Aux échecs, la structure de pions (parfois connue sous le nom de squelette de pions) est la configuration des pions sur l'échiquier. Les pions étant les pièces les moins mobiles, la structure de pions est relativement statique, et détermine fortement la nature stratégique de la position.
Philidor fut le premier à reconnaître l'importance de la structure de pions. Avant lui, les pions étaient considérés comme une gêne dans le développement des pièces, que l'on pouvait sacrifier pour gagner ne serait-ce qu'un tempo.
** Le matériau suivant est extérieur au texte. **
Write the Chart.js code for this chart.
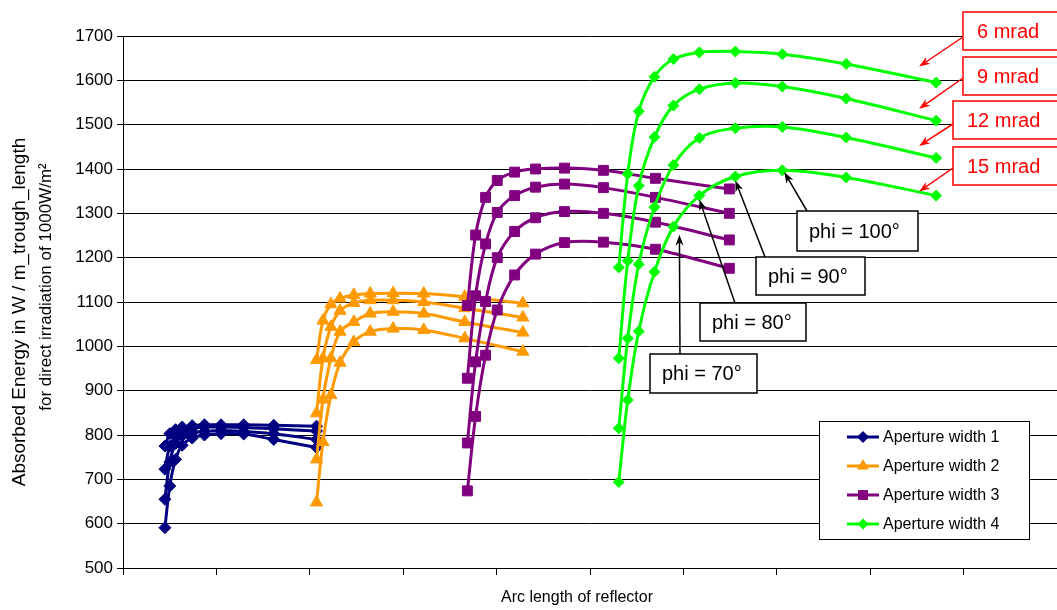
<!DOCTYPE html>
<html>
<head>
<title>Absorbed energy vs arc length of reflector</title>
<script src="https://cdn.jsdelivr.net/npm/chart.js@4.4.0/dist/chart.umd.min.js"></script>
<style>
  body { margin: 0; background: #fff; overflow: hidden; }
  #wrap { width: 1057px; height: 610px; position: relative; }
</style>
</head>
<body>
<div id="wrap"><canvas id="energyChart"></canvas></div>
<script>
// arc length of reflector for each phi step (axis unit = one tick interval)
const arc1 = [0.449, 0.501, 0.563, 0.634, 0.741, 0.872, 1.050, 1.292, 1.614, 2.072];
const arc2 = [2.072, 2.141, 2.226, 2.324, 2.471, 2.647, 2.892, 3.220, 3.659, 4.281];
const arc3 = [3.687, 3.775, 3.882, 4.007, 4.193, 4.417, 4.727, 5.144, 5.701, 6.492];
const arc4 = [5.308, 5.404, 5.522, 5.690, 5.893, 6.171, 6.556, 7.059, 7.743, 8.706];

const errorLabels = ['6 mrad', '9 mrad', '12 mrad', '15 mrad'];

// absorbed energy, rows: 6, 9, 12, 15 mrad
const energy1 = [
  [775, 803, 812, 818, 821, 823, 823, 823, 822, 820],
  [723, 775, 797, 808, 815, 818, 818, 817, 814, 809],
  [655, 739, 781, 798, 805, 808, 810, 808, 803, 790],
  [591, 685, 745, 777, 793, 800, 803, 802, 790, 772]
];
const energy2 = [
  [969, 1058, 1095, 1108, 1116, 1119, 1120, 1119, 1112, 1097],
  [849, 973, 1044, 1080, 1098, 1104, 1104, 1100, 1086, 1065],
  [745, 880, 973, 1033, 1055, 1074, 1078, 1074, 1055, 1031],
  [648, 784, 890, 963, 1010, 1033, 1040, 1037, 1018, 988]
];
const energy3 = [
  [1092, 1251, 1336, 1374, 1393, 1400, 1402, 1397, 1379, 1355],
  [928, 1114, 1231, 1302, 1340, 1359, 1366, 1358, 1336, 1300],
  [782, 965, 1101, 1200, 1259, 1290, 1304, 1300, 1280, 1240],
  [674, 842, 980, 1082, 1161, 1208, 1234, 1235, 1219, 1176]
];
const energy4 = [
  [1178, 1389, 1530, 1608, 1648, 1663, 1665, 1659, 1637, 1595],
  [973, 1193, 1362, 1472, 1543, 1580, 1594, 1586, 1559, 1509],
  [815, 1018, 1185, 1314, 1409, 1470, 1492, 1495, 1471, 1425],
  [694, 879, 1034, 1168, 1270, 1340, 1383, 1397, 1381, 1340]
];

const seriesNames = ['Aperture width 1', 'Aperture width 2', 'Aperture width 3', 'Aperture width 4'];
const seriesColors = ['#000080', '#FF9900', '#800080', '#00FF00'];
const seriesMarkers = ['rectRot', 'triangle', 'rect', 'rectRot'];
const markerSizes = [6, 7, 7, 5.5];

const phiLabels = ['phi = 70°', 'phi = 80°', 'phi = 90°', 'phi = 100°'];
const phiIndex = [4, 5, 6, 7]; // points on the 15 mrad curve of width 4

const yTicks = { min: 500, max: 1700, step: 100 };
const xTitle = 'Arc length of reflector';
const yTitle = ['Absorbed Energy in W / m_trough_length', 'for direct irradiation of 1000W/m²'];

const arcs = [arc1, arc2, arc3, arc4];
const energies = [energy1, energy2, energy3, energy4];

const datasets = [];
arcs.forEach((arc, w) => {
  energies[w].forEach((row, m) => {
    datasets.push({
      label: seriesNames[w] + ' ' + errorLabels[m],
      data: arc.map((x, i) => ({ x: x, y: row[i] })),
      showLine: true,
      borderColor: seriesColors[w],
      backgroundColor: seriesColors[w],
      borderWidth: 3,
      tension: 0.35,
      pointStyle: seriesMarkers[w],
      pointRadius: markerSizes[w],
      pointBorderWidth: 1,
      order: 4 - w
    });
  });
});

// layout of the hand placed notes (pixels)
const phiBoxes = [
  { x: 650, y: 354, w: 107, h: 39, ax: 680, tdx: 6, tdy: 8 },
  { x: 700, y: 303, w: 106, h: 38, ax: 735, tdx: 0, tdy: 4 },
  { x: 756, y: 257, w: 109, h: 38, ax: 765, tdx: 0, tdy: 4 },
  { x: 797, y: 211, w: 121, h: 40, ax: 807, tdx: 2, tdy: 2 }
];
const mradBoxes = [
  { x: 963, y: 12, ay: 37, dy: -16 },
  { x: 963, y: 57, ay: 78, dy: -12 },
  { x: 953, y: 101, ay: 124, dy: -12 },
  { x: 953, y: 147, ay: 168, dy: -4 }
];

function drawMarker(ctx, style, r, x, y, color) {
  ctx.save();
  ctx.fillStyle = color;
  ctx.beginPath();
  if (style === 'rectRot') {
    ctx.moveTo(x, y - r); ctx.lineTo(x + r, y); ctx.lineTo(x, y + r); ctx.lineTo(x - r, y);
  } else if (style === 'rect') {
    const s = r * Math.SQRT1_2;
    ctx.rect(x - s, y - s, 2 * s, 2 * s);
  } else {
    ctx.moveTo(x, y - r);
    ctx.lineTo(x + r * Math.sin(2 * Math.PI / 3), y - r * Math.cos(2 * Math.PI / 3));
    ctx.lineTo(x + r * Math.sin(4 * Math.PI / 3), y - r * Math.cos(4 * Math.PI / 3));
  }
  ctx.closePath();
  ctx.fill();
  ctx.restore();
}

function arrow(ctx, x1, y1, x2, y2, color, width) {
  const a = Math.atan2(y2 - y1, x2 - x1);
  const len = 11, half = 4;
  ctx.save();
  ctx.strokeStyle = color;
  ctx.fillStyle = color;
  ctx.lineWidth = width;
  ctx.beginPath();
  ctx.moveTo(x1, y1);
  ctx.lineTo(x2 - Math.cos(a) * len * 0.7, y2 - Math.sin(a) * len * 0.7);
  ctx.stroke();
  ctx.beginPath();
  ctx.moveTo(x2, y2);
  ctx.lineTo(x2 - Math.cos(a) * len - Math.sin(a) * half, y2 - Math.sin(a) * len + Math.cos(a) * half);
  ctx.lineTo(x2 - Math.cos(a) * len * 0.7, y2 - Math.sin(a) * len * 0.7);
  ctx.lineTo(x2 - Math.cos(a) * len + Math.sin(a) * half, y2 - Math.sin(a) * len - Math.cos(a) * half);
  ctx.closePath();
  ctx.fill();
  ctx.restore();
}

const FONT = '"Liberation Sans", Arial, sans-serif';

const notesPlugin = {
  id: 'notes',
  afterDraw(chart) {
    const ctx = chart.ctx;
    const xs = chart.scales.x, ys = chart.scales.y;

    // axis titles
    ctx.save();
    ctx.fillStyle = '#000';
    ctx.textAlign = 'center';
    ctx.textBaseline = 'middle';
    ctx.font = '16px ' + FONT;
    ctx.fillText(xTitle, 577, 598);
    ctx.translate(20, 312);
    ctx.rotate(-Math.PI / 2);
    ctx.font = '19px ' + FONT;
    ctx.fillText(yTitle[0], 0, 0);
    ctx.font = '17px ' + FONT;
    ctx.fillText(yTitle[1], 25, 26);
    ctx.restore();

    // phi callouts pointing at the 15 mrad curve of width 4
    phiBoxes.forEach((b, k) => {
      const i = phiIndex[k];
      const tx = xs.getPixelForValue(arc4[i]) + b.tdx;
      const ty = ys.getPixelForValue(energy4[3][i]) + b.tdy;
      arrow(ctx, b.ax, b.y, tx, ty, '#000', 1.5);
      ctx.save();
      ctx.fillStyle = '#fff';
      ctx.strokeStyle = '#000';
      ctx.lineWidth = 1.5;
      ctx.fillRect(b.x, b.y, b.w, b.h);
      ctx.strokeRect(b.x, b.y, b.w, b.h);
      ctx.fillStyle = '#000';
      ctx.font = '20px ' + FONT;
      ctx.textBaseline = 'middle';
      ctx.fillText(phiLabels[k], b.x + 12, b.y + b.h / 2 + 1);
      ctx.restore();
    });

    // red error labels pointing at the curve ends of width 4
    mradBoxes.forEach((b, m) => {
      const last = arc4.length - 1;
      const px = xs.getPixelForValue(arc4[last]) - 17;
      const py = ys.getPixelForValue(energy4[m][last]) + b.dy;
      arrow(ctx, b.x, b.ay, px, py, '#FF0000', 1.5);
      ctx.save();
      ctx.fillStyle = '#fff';
      ctx.strokeStyle = '#FF0000';
      ctx.lineWidth = 1.5;
      ctx.fillRect(b.x, b.y, 1057 - b.x + 5, 38);
      ctx.strokeRect(b.x, b.y, 1057 - b.x + 5, 38);
      ctx.fillStyle = '#FF0000';
      ctx.font = '20px ' + FONT;
      ctx.textBaseline = 'middle';
      ctx.fillText(errorLabels[m], b.x + 14, b.y + 20);
      ctx.restore();
    });

    // legend
    ctx.save();
    ctx.fillStyle = '#fff';
    ctx.strokeStyle = '#000';
    ctx.lineWidth = 1;
    ctx.fillRect(819.5, 421.5, 210, 118);
    ctx.strokeRect(819.5, 421.5, 210, 118);
    ctx.font = '16px ' + FONT;
    ctx.textBaseline = 'middle';
    seriesNames.forEach((name, w) => {
      const y = 437 + w * 29;
      ctx.strokeStyle = seriesColors[w];
      ctx.lineWidth = 3;
      ctx.beginPath();
      ctx.moveTo(847, y);
      ctx.lineTo(879, y);
      ctx.stroke();
      drawMarker(ctx, seriesMarkers[w], markerSizes[w], 863, y, seriesColors[w]);
      ctx.fillStyle = '#000';
      ctx.fillText(name, 883, y + 1);
    });
    ctx.restore();
  }
};

Chart.defaults.font.family = FONT;
Chart.defaults.color = '#000';

new Chart(document.getElementById('energyChart'), {
  type: 'scatter',
  data: { datasets: datasets },
  options: {
    responsive: true,
    maintainAspectRatio: false,
    animation: false,
    layout: { autoPadding: false, padding: { top: 36, right: 0, bottom: 0, left: 0 } },
    plugins: {
      legend: { display: false },
      tooltip: { enabled: false }
    },
    scales: {
      x: {
        type: 'linear',
        min: 0,
        max: 10,
        ticks: { display: false, stepSize: 1 },
        grid: { drawOnChartArea: false, drawTicks: true, tickLength: 7, color: '#000' },
        border: { color: '#000', width: 1 },
        afterFit(scale) { scale.height = 42; }
      },
      y: {
        min: yTicks.min,
        max: yTicks.max,
        ticks: {
          stepSize: yTicks.step,
          font: { size: 17 },
          padding: 4,
          color: '#000',
          callback: (v) => String(v)
        },
        grid: { color: '#000', lineWidth: 1, tickLength: 6 },
        border: { color: '#000', width: 1 },
        afterFit(scale) { scale.width = 123; }
      }
    }
  },
  plugins: [notesPlugin]
});
</script>
</body>
</html>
Les faiblesses dans la structure de pion, comme un pion isolé, des pions doublés ou un pion arriéré et des trous, sont habituellement permanentes une fois créées. On doit donc prendre soin de les éviter (mais il existe des exceptions, comme le trou de Bolesvalsky, voir plus bas). En l'absence de ces faiblesses structurelles, il n'est pas possible de classer les structures comme bonnes ou mauvaises, beaucoup dépendra de la position des pièces. Cependant, une formation de pions détermine de façon importante la stratégie générale, indépendamment de l'ouverture qui l'a fait naître. Les formations de pions symétriques autour d'une ligne verticale (comme la chaîne e5 ou la chaîne d5) peuvent être trompeusement similaires, mais avoir des caractéristiques complètement différentes en raison de la propension au petit roque.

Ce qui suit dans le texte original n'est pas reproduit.